Continuum


Television


A bunch of terrorists who blew up a building escape execution by traveling back in time from the year 2077, when corporations are the government. A cop overseeing the execution is sent back with them and tries to track them down while she's trying to keep up the masquerade and avoid changing history so that her son doesn't cease to exist.

The series does a nice job with the law vs good and terrorist vs freedom fighter themes

Spoiler:
I was ambivalently rooting for Liber8, until i saw how the future gets its cheap factory workers... after that if you need to level a few cities then you need need to level a few cities, no questions asked
. The side characters are complicated and have a good deal of background and development. The plot gets a little convoluted, but I'm hoping its leading somewhere at this point.

Sovereign Court

Maybe ill come back to this. I stopped watching when yet another sci-fi show travels back in time to not be too much sci-fi. Kind of tired of that schtick.


I'm rather fond of Continuum. Though maybe I liked it a little better in season 1.

Either way, the two highlights for me was that:

1) I got the sense that the writers had actually sat down and though about how time travel should work in the show (and also that the in-show characters have no idea, so they experiment with various theories).

2) I really like how the protagonist, who is fighting these "evul nutjob terrorists", is actually the representative of a pretty dystopic police state, and her effort to ensure that Liber8 doesn't mess with the future is totally misguided. It's a neat twist.

Sovereign Court

Kinda got bored. The music annoyed me for some reason and the acting didn't really amaze me.

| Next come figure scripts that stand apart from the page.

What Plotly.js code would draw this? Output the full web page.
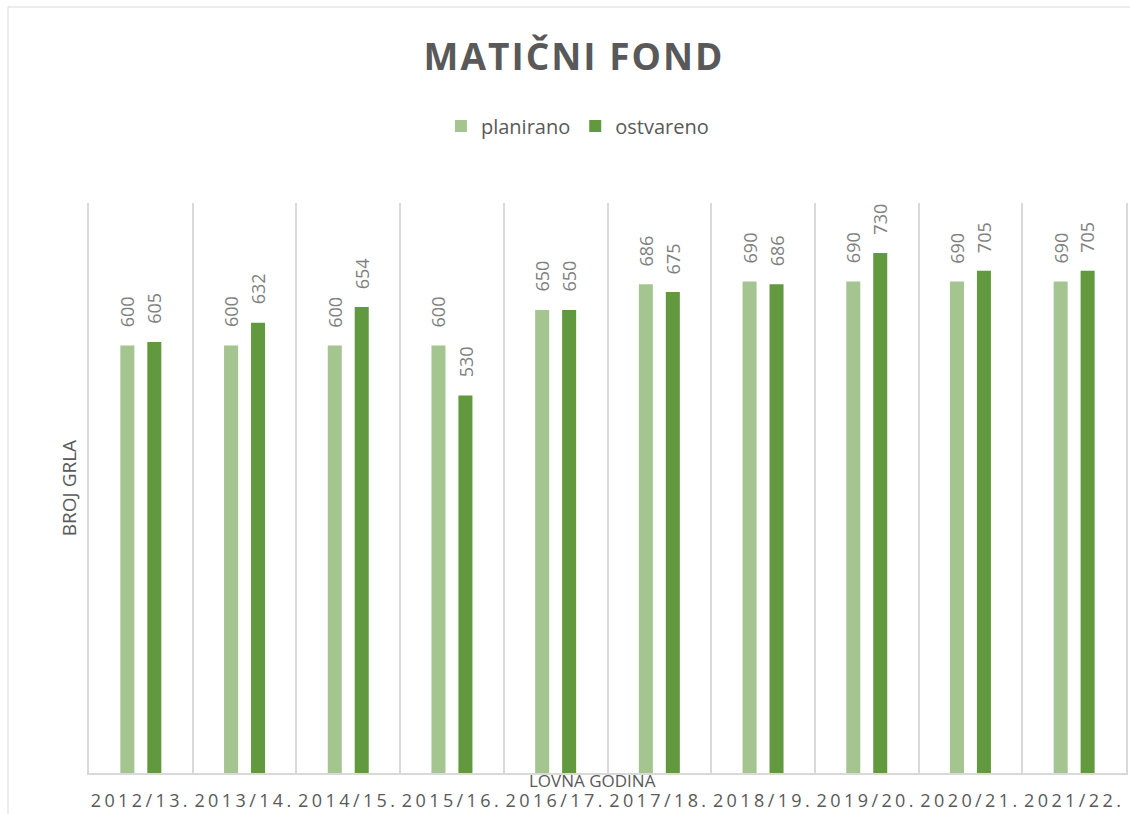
<!DOCTYPE html>
<html>
<head>
<meta charset="utf-8">
<script src="https://cdn.plot.ly/plotly-3.0.1.min.js"></script>
<style>
  body { margin: 0; background: #fff; }
  #chart { width: 1130px; height: 814px; }
  .xtick text { letter-spacing: 3.4px; }
  .gtitle { letter-spacing: 2px; }
</style>
</head>
<body>
<div id="chart"></div>
<script>
const categories = ["2012/13.", "2013/14.", "2014/15.", "2015/16.", "2016/17.", "2017/18.", "2018/19.", "2019/20.", "2020/21.", "2021/22."];
const planirano = [600, 600, 600, 600, 650, 686, 690, 690, 690, 690];
const ostvareno = [605, 632, 654, 530, 650, 675, 686, 730, 705, 705];

const FONT = '"Open Sans", "Liberation Sans", sans-serif';
const GREY = '#595959';
const LABEL_GREY = '#7f7f7f';

function barTrace(name, values, color) {
  return {
    type: 'bar', name: name, x: categories, y: values,
    marker: { color: color },
    hoverinfo: 'x+y+name'
  };
}

const data = [
  barTrace('planirano', planirano, '#a4c490'),
  barTrace('ostvareno', ostvareno, '#62993e')
];

function labelAnnotations(values, shift) {
  return values.map((v, i) => ({
    x: categories[i], y: v, xref: 'x', yref: 'y',
    text: String(v), textangle: -90, showarrow: false,
    xanchor: 'center', yanchor: 'bottom', xshift: shift, yshift: 16,
    font: { family: FONT, size: 18, color: LABEL_GREY }
  }));
}

const annotations = [
  ...labelAnnotations(planirano, -13.5),
  ...labelAnnotations(ostvareno, 13.5),
  {
    text: 'LOVNA GODINA', xref: 'paper', yref: 'paper',
    x: 0.4855, y: -0.0123, xanchor: 'center', yanchor: 'middle', showarrow: false,
    borderpad: 0,
    font: { family: FONT, size: 17, color: GREY }
  }
];

const layout = {
  width: 1130, height: 814,
  margin: { l: 89, r: 4, t: 203, b: 41 },
  paper_bgcolor: '#ffffff', plot_bgcolor: '#ffffff',
  font: { family: FONT, color: GREY },
  title: {
    text: '<b>MATIČNI FOND</b>',
    font: { family: FONT, size: 37, color: GREY },
    x: 0.508, xanchor: 'center', y: 0.930, yanchor: 'middle'
  },
  barmode: 'group', bargap: 0.48, bargroupgap: 0.48,
  showlegend: true,
  legend: {
    orientation: 'h', x: 0.471, xanchor: 'center', y: 1.135, yanchor: 'middle',
    font: { family: FONT, size: 20, color: GREY },
    itemwidth: 30, tracegroupgap: 0, traceorder: 'normal'
  },
  xaxis: {
    type: 'category', tickson: 'boundaries', showgrid: true,
    gridcolor: '#d9d9d9', gridwidth: 1.5,
    showline: true, linecolor: '#d9d9d9', linewidth: 1.5,
    ticks: '', ticklabelstandoff: 11,
    tickfont: { family: FONT, size: 18, color: GREY },
    automargin: false, fixedrange: true
  },
  yaxis: {
    range: [0, 800], showgrid: false, zeroline: false,
    showline: true, mirror: true, linecolor: '#d9d9d9', linewidth: 1.5,
    showticklabels: false, ticks: '', automargin: false, fixedrange: true,
    title: { text: 'BROJ GRLA', font: { family: FONT, size: 19, color: GREY }, standoff: 6 }
  },
  annotations: annotations,
  shapes: [{
    type: 'rect', xref: 'paper', yref: 'paper',
    x0: -0.0781, x1: 1.2, y0: -0.3, y1: 1.3439,
    line: { color: '#d9d9d9', width: 1 }, fillcolor: 'rgba(0,0,0,0)', layer: 'below'
  }]
};

Plotly.newPlot('chart', data, layout, { displayModeBar: false });
</script>
</body>
</html>
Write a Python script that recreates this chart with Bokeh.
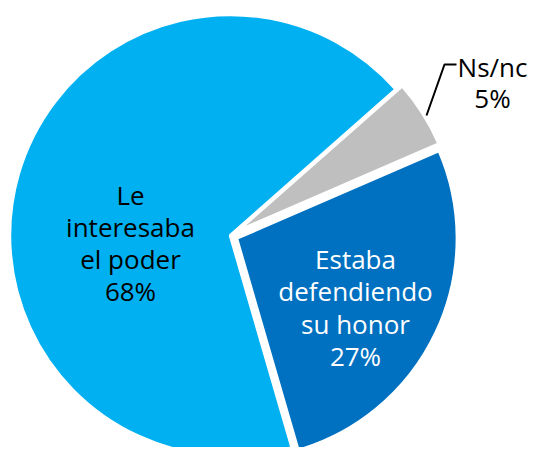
import math
from bokeh.plotting import figure
from bokeh.models import Range1d, ColumnDataSource
from bokeh.core.properties import value
from bokeh.embed import file_html
from bokeh.resources import INLINE

# ---- data ----
categories = ["Le interesaba el poder", "Estaba defendiendo su honor", "Ns/nc"]
values = [68, 27, 5]
pct_labels = ["68%", "27%", "5%"]
colors = ["#00B0F0", "#0070C0", "#BFBFBF"]
label_lines = [["Le", "interesaba", "el poder"], ["Estaba", "defendiendo", "su honor"], ["Ns/nc"]]
label_colors = ["black", "white", "black"]

# ---- layout ----
W, H = 529, 447
def sy(y):
    return H - y

cx, cy = 230, sy(235)
R = 221
start_deg = 41.4
explode = [0, 6.5, 7]

p = figure(width=W, height=H, output_backend="svg", toolbar_location=None,
           x_range=Range1d(0, W), y_range=Range1d(0, H), min_border=0)
p.axis.visible = False
p.grid.visible = False
p.outline_line_color = None
p.background_fill_color = "white"
p.border_fill_color = "white"

total = sum(values)
a0 = math.radians(start_deg)
xs, ys, starts, ends = [], [], [], []
for v, ex in zip(values, explode):
    a1 = a0 + 2 * math.pi * v / total
    mid = (a0 + a1) / 2
    xs.append(cx + ex * math.cos(mid))
    ys.append(cy + ex * math.sin(mid))
    starts.append(a0)
    ends.append(a1)
    a0 = a1

src = ColumnDataSource(dict(x=xs, y=ys, start=starts, end=ends, color=colors))
p.wedge(x="x", y="y", radius=R, start_angle="start", end_angle="end",
        direction="anticlock", fill_color="color", line_color="white",
        line_width=3.5, source=src)

# label positions (screen coords of first baseline)
label_pos = [(130, 194), (355, 258), (492, 66)]
line_hs = [32.3, 32.5, 31]
tx, ty, tt, tc = [], [], [], []
for lines, pct, (lx, ly), col, lh in zip(label_lines, pct_labels, label_pos, label_colors, line_hs):
    for i, t in enumerate(lines + [pct]):
        tx.append(lx)
        ty.append(sy(ly + i * lh))
        tt.append(t)
        tc.append(col)

p.text(x=tx, y=ty, text=tt, text_color=tc, text_align="center",
       text_baseline="alphabetic", text_font=value("Open Sans"),
       text_font_size="26px")

# leader line for small slice
p.line(x=[426, 444, 456], y=[sy(115), sy(64), sy(64)], line_color="black", line_width=2)

open("out.html", "w").write(file_html(p, INLINE))
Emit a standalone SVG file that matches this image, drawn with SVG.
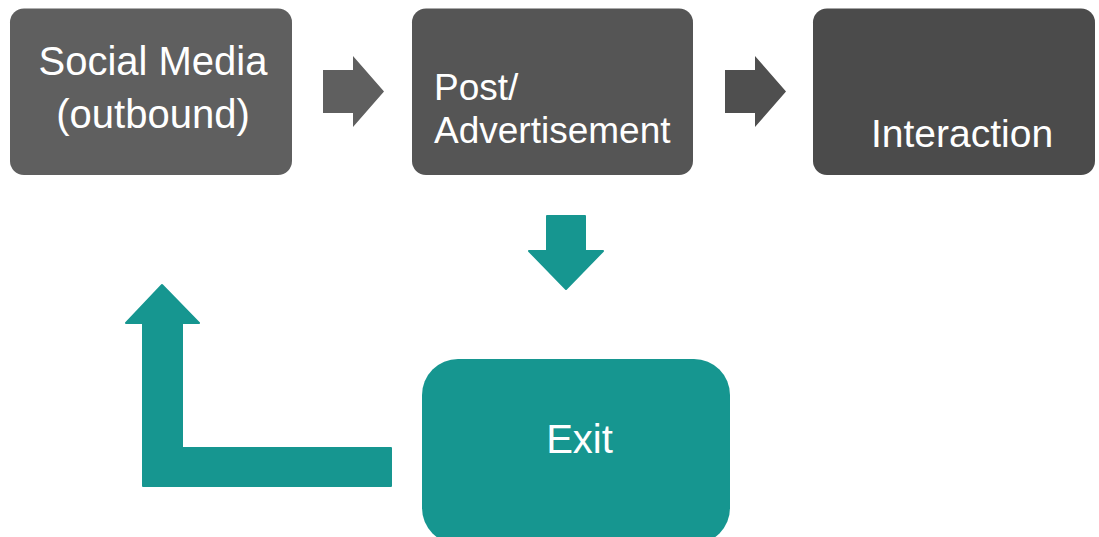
<svg xmlns="http://www.w3.org/2000/svg" width="1099" height="537" viewBox="0 0 1099 537">
  <style>
    .lbl { font-family: "Liberation Sans", Arial, sans-serif; fill: #ffffff; }
    .teal { fill: #169690; }
  </style>
  <rect width="1099" height="537" fill="#ffffff"/>

  <g id="node-social-media">
    <rect x="10" y="8.5" width="282" height="166.5" rx="14" fill="#5f5f5f"/>
    <text class="lbl" x="153" y="75" font-size="40" text-anchor="middle">Social Media</text>
    <text class="lbl" x="153" y="128" font-size="40" text-anchor="middle">(outbound)</text>
  </g>

  <g id="node-post">
    <rect x="412" y="8.5" width="281" height="166.5" rx="14" fill="#555555"/>
    <text class="lbl" x="434" y="100" font-size="37">Post/</text>
    <text class="lbl" x="434" y="143" font-size="37">Advertisement</text>
  </g>

  <g id="node-interaction">
    <rect x="813" y="8.5" width="282" height="166.5" rx="14" fill="#4b4b4b"/>
    <text class="lbl" x="871" y="147" font-size="39">Interaction</text>
  </g>

  <g id="node-exit">
    <rect x="422" y="359" width="308" height="185" rx="36" class="teal"/>
    <text class="lbl" x="579.5" y="453" font-size="40" text-anchor="middle">Exit</text>
  </g>

  <g id="connectors" stroke-linejoin="round">
    <!-- block arrow: Social Media to Post -->
    <polygon points="323,70 353,70 353,56 384,91.5 353,127 353,113 323,113" fill="#5f5f5f"/>
    <!-- block arrow: Post to Interaction -->
    <polygon points="725,70 755,70 755,56 786,91.5 755,127 755,113 725,113" fill="#4f4f4f"/>
    <!-- down arrow: Post to Exit -->
    <polygon points="547,216 585,216 585,251 603,251 566,289 529,251 547,251" class="teal" stroke="#169690" stroke-width="2"/>
    <!-- return arrow: Exit back to Social Media -->
    <polygon points="391,448 391,486 143,486 143,323 126,323 162,285 199,323 182,323 182,448" class="teal" stroke="#169690" stroke-width="2"/>
  </g>
</svg>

Mostly watched it because of Rachel Nicols

Shadow Lodge

Slaunyeh wrote:
2) I really like how the protagonist, who is fighting these "evul nutjob terrorists", is actually the representative of a pretty dystopic police state, and her effort to ensure that Liber8 doesn't mess with the future is totally misguided. It's a neat twist.

I wouldn't really say that her efforts are totally misguided. It's been shown that she was doubting the system well before she got zapped back in time. Her efforts to preserve her timeline aren't based on her trying to keep the status quo of the goverment...she wasn't to make sure that her son doesn't get reconned out of existence.


Kthulhu wrote:
I wouldn't really say that her efforts are totally misguided. It's been shown that she was doubting the system well before she got zapped back in time. Her efforts to preserve her timeline aren't based on her trying to keep the status quo of the goverment...she wasn't to make sure that her son doesn't get reconned out of existence.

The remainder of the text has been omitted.